Kebahagian orang lain tidak bisa kita nilai

Kebahagian orang lain tidak bisa kita nilai, yaa...

Melihat kakakku sekarang. Setelah menikah dan memutuskan ikut dengan suaminya, membuatku banyak belajar.

Kakakku menikah di usia 25, lalu pindah ikut dengan suami. Menetap di daerah perkebunan yang jauh dari kota. Tinggal di desa dengan kondisi sulit listrik, sulit air, dan sulit teknologi. Ia bahkan memutuskan tidak lg menggunakan hape.
Ia sarjana ekonomi, namun sekarang bekerja dengan suaminya mengurus ladang, juga mengambil beberapa kerjaan sampingan yg juga berhubungan dengan ladang. Perlu kujabarkan, ia bukan mengawasi tetapi turun langsung mengurus. Mulai dari kegiatan membuka hutan, menyemai, menanam, memupuk sampai pada transaksi jual beli dengan agennya.

Dengan kami, ia menjadi jauh, seperti putus kontak. Dulu yg begitu dekat, aku tidak tahu lg bagaimana kabarnya. Paling ia hanya menelfon bunda saat hari2 penting, selebihnya aku tidak tahu keadannya.

Kemudian di awal desember kemarin, ia datang ke rumah. Kulihat banyak perubahan pada fisiknya. Kulitnya semakin cokelat, badannya kurus, tampilannya menjadi sangat simpel sekali. Tanpa bedak. Tanpa style ribet ala ala dia.

Banyak ia bercerita tentang kesehariannya. Yang aku nilai jauh dari kesan “modern”. Ya aku juga tidak modern2 amat, tetapi kan tidak juga masak dengan api, tidak ada hape, akses puskesmas jauh, juga pergi berobat ke ‘orang pintar’.

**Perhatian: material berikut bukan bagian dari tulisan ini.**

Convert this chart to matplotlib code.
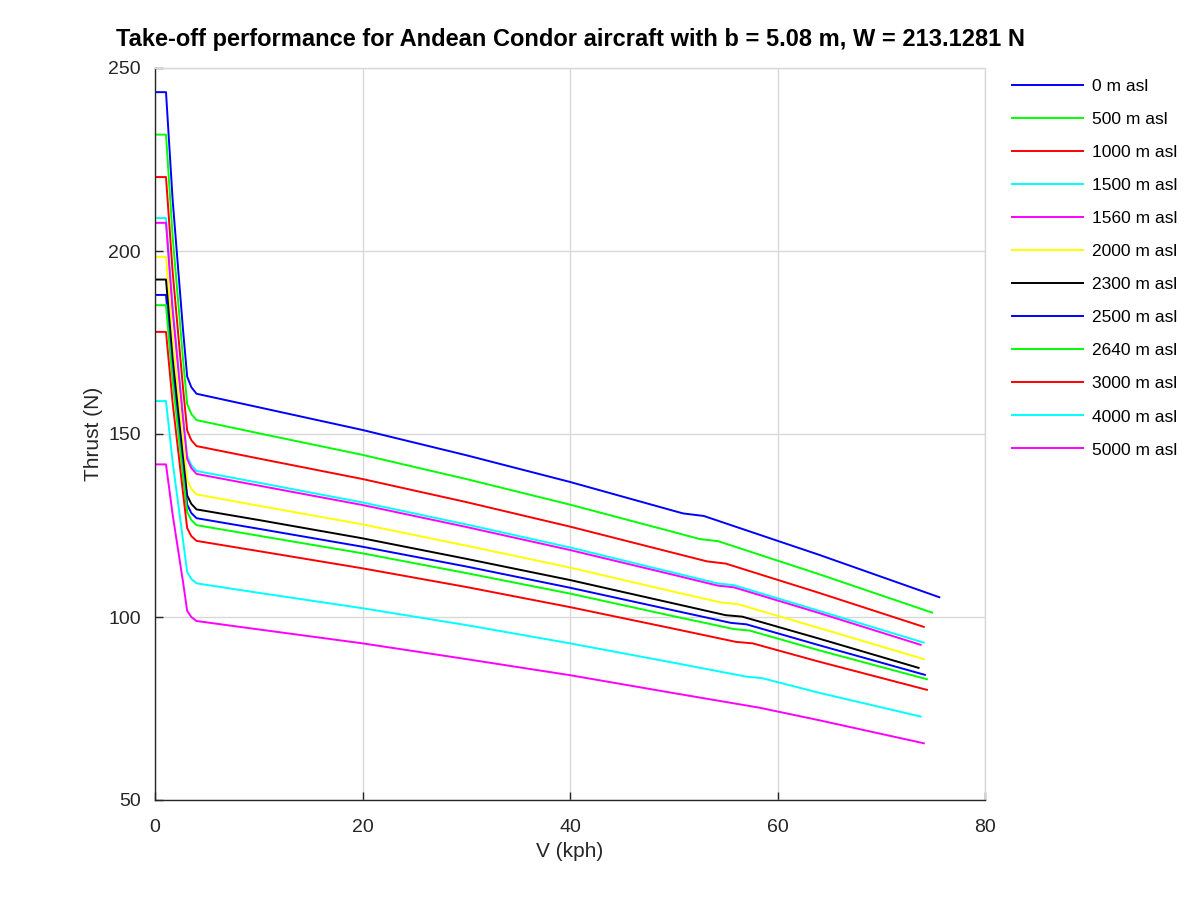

Melihat dia seperti itu, tentu menjadi perbincangan di rumah, berbicara di depan dia atau tidak. Orang2 di rumah menyatakan bahwa mereka prihatin (aduh, adakah bahasa yg lebih baik dari pada ini?) Bunda jadinya masak banyak, bikin cemilan ini itu. Menyuruh si kakak bongkar2 barang mana tau ada yg bisa ia bawa. Bunda juga menawarkan banyak hal, bahkan ingin beli ini itu untuk keperluan rumah tangganya, yang kemudian di tentang oleh ayah agar tidak terlalu banyak mencampuri.

Sedangkan bagiku. Melihat ia sejujurnya aku juga tidak sepenuhnya kasihan. Entah karena rasa empatiku memang kurang atau apa. Melihat dia aku biasa saja. Diluar tampilan fisiknya berubah, aku rasa, dalamnya ia tidak berubah.

Dia tetap begitu saja. Mengalir. Tetap dia dengan sikap cueknya yg ‘dont care’ dengan dunia sekitar. Tetap dia dengan prinsip ‘aku ya aku’nya. Tetap dia yang selalu ceria seperti tidak ada kerumitan di dunia ini.

Jadi kuputuskan untuk tetap santai. Tetap kulihat ia dengan rasa yang sama, dengan keyakinan bahwa sangat tidak berhak bagiku untuk menilai apakah dia bahagia atau tidak.